Burbank city attorneys' union disbands

The union representing Burbank city attorneys, which was formed last year to seek raises and better pension benefits, has disbanded, citing an inability to represent members without potentially damaging professional relationships at City Hall, records show.

The Burbank City Attorneys’ Assn. was formed in February 2013 with 10 attorneys and a paralegal and ran a hard-nosed campaign to increase their salaries and pension benefits after having gone five years without a pay raise.

Within a few months, negotiations between the city and the association reached a stalemate as union members pushed for what city officials said would have been a 13% salary increase retroactive to the previous November and an additional 2% salary increase for the each of next three years.

A year after forming, the association sued the city, claiming it forced the employees to pay a portion of their employee retirement contributions, which they argued the city had long ago agreed to cover.

In April, the Burbank City Council, in a unanimous vote with no discussion, imposed terms on the group after negotiations were unsuccessful.

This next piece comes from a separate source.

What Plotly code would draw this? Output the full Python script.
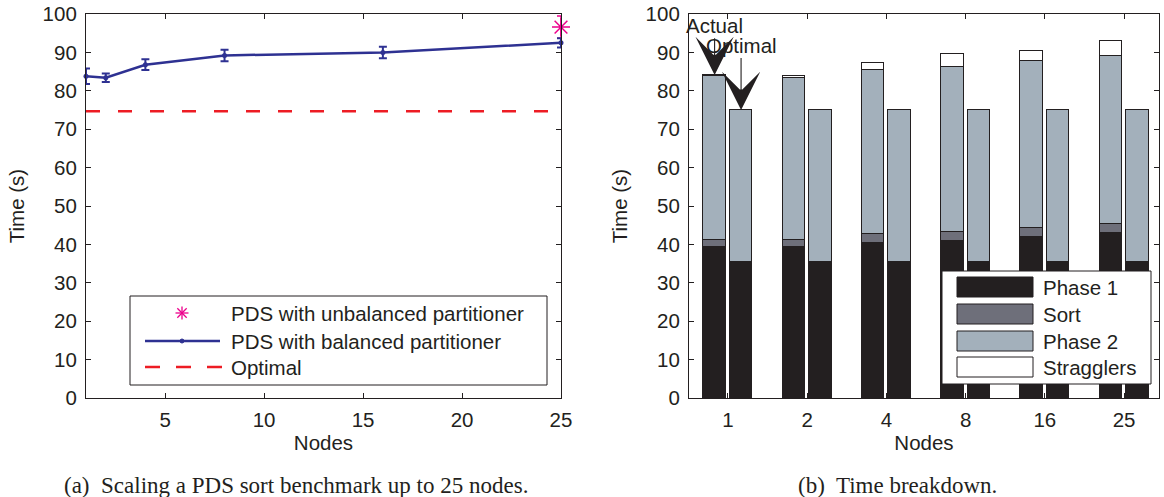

The terms included a 3% raise for members in exchange for the employees paying their full employee pension contribution, which is 8% of their salaries.

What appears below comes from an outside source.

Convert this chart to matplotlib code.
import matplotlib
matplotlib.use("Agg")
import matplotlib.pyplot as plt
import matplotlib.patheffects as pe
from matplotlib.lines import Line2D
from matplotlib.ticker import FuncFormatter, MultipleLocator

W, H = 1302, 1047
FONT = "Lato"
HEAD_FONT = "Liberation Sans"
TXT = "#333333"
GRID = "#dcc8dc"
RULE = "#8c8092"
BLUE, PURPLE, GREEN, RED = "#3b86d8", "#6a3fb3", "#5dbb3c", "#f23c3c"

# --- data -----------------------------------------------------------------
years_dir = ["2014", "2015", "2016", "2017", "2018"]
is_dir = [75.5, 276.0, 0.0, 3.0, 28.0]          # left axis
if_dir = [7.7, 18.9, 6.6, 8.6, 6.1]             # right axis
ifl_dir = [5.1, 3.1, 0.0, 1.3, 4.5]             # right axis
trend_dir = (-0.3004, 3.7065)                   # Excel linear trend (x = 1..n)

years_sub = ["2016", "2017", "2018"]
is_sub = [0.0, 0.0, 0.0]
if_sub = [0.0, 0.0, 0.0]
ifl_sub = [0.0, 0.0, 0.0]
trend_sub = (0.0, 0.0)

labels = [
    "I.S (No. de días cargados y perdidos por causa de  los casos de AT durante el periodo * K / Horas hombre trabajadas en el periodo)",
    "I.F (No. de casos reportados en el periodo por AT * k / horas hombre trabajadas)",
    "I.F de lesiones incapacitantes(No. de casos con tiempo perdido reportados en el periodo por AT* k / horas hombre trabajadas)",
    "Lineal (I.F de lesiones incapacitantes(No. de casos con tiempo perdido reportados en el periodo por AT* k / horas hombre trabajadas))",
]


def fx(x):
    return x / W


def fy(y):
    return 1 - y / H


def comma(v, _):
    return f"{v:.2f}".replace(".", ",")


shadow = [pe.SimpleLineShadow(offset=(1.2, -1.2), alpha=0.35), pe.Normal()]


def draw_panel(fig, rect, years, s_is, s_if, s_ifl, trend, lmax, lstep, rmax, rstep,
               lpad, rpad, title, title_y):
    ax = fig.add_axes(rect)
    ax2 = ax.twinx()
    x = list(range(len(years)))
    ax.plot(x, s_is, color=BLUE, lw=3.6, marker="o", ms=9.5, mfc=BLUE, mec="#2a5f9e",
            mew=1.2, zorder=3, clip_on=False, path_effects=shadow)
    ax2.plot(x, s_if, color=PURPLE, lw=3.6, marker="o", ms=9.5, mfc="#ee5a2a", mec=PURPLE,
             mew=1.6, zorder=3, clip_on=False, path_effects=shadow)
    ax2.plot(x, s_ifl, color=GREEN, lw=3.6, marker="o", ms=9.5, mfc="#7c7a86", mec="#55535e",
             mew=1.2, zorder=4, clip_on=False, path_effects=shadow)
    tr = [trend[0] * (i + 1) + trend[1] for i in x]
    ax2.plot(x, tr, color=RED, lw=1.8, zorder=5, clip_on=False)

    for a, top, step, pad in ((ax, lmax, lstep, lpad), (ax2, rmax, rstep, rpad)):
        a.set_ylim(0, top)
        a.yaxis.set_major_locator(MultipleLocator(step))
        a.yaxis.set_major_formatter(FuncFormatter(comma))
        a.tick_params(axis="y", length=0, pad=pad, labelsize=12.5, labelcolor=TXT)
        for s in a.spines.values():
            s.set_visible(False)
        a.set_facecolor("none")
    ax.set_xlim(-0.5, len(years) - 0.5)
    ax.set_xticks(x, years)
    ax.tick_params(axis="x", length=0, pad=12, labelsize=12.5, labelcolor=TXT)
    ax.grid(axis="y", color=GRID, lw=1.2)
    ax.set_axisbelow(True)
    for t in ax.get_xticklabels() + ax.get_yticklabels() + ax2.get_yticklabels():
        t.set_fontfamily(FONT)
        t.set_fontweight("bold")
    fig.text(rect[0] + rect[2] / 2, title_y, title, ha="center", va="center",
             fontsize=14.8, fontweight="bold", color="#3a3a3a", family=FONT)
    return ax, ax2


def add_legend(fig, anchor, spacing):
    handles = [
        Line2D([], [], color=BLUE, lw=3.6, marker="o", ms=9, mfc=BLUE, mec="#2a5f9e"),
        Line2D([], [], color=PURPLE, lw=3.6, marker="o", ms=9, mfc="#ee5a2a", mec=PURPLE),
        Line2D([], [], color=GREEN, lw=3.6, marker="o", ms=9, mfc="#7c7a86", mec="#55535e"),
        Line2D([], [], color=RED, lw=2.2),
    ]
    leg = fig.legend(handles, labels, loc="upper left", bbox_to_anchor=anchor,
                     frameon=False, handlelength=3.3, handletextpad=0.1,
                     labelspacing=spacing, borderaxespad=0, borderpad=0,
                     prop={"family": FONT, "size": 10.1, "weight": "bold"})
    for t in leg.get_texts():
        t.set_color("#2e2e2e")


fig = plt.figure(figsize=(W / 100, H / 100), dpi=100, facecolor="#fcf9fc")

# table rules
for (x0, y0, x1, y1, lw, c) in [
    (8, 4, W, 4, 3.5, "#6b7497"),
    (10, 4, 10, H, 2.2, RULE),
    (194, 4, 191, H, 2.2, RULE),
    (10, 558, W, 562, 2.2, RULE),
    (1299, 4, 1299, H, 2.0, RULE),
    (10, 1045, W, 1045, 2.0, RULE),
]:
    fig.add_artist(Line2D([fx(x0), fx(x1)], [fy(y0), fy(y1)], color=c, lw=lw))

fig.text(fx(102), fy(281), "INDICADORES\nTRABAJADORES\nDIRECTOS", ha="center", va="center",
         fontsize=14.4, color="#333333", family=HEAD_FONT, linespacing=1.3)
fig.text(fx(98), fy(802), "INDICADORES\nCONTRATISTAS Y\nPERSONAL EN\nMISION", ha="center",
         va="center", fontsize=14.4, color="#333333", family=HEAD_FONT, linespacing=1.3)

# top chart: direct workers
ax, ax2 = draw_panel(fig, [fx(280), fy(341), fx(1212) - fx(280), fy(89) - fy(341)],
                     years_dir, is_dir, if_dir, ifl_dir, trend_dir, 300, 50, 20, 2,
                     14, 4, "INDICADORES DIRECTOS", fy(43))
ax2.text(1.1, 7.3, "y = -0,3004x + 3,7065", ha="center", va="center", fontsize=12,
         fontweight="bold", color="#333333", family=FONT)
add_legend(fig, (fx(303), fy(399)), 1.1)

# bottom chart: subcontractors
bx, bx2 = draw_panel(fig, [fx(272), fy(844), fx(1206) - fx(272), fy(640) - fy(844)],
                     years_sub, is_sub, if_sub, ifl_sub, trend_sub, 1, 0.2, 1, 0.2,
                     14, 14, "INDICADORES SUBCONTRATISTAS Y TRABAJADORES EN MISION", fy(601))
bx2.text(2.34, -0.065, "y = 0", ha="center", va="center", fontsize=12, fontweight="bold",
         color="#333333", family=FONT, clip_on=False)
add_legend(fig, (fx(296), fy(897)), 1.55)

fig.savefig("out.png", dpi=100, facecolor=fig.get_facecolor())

In a letter to City Manager Mark Scott dated July 17, the union’s president, Terry Stevenson, described intentions to dismiss the lawsuit, as well as any complaints with the Public Employees Relations Board, and disband the association.

While the union is proud of the work it’s done for its members, Stevenson wrote, “it has become increasingly clear in the last few months that we can no longer effectively represent the interests of our members without potentially damaging our professional relationships with other members of city management and creating disharmony in the city attorney’s office.”

In the letter, Stevenson asked that the city waive all costs it had incurred for the lawsuit, which city spokesman Drew Sugars said amounted to roughly $500. The city plans to waive that cost, Sugars added.

Moving forward, the employees will return to their classification as “unrepresented management employees.”

The city last year had appropriated $100,000 to pay an outside law firm to represent the city in negotiations with two bargaining groups, including the attorneys’ union.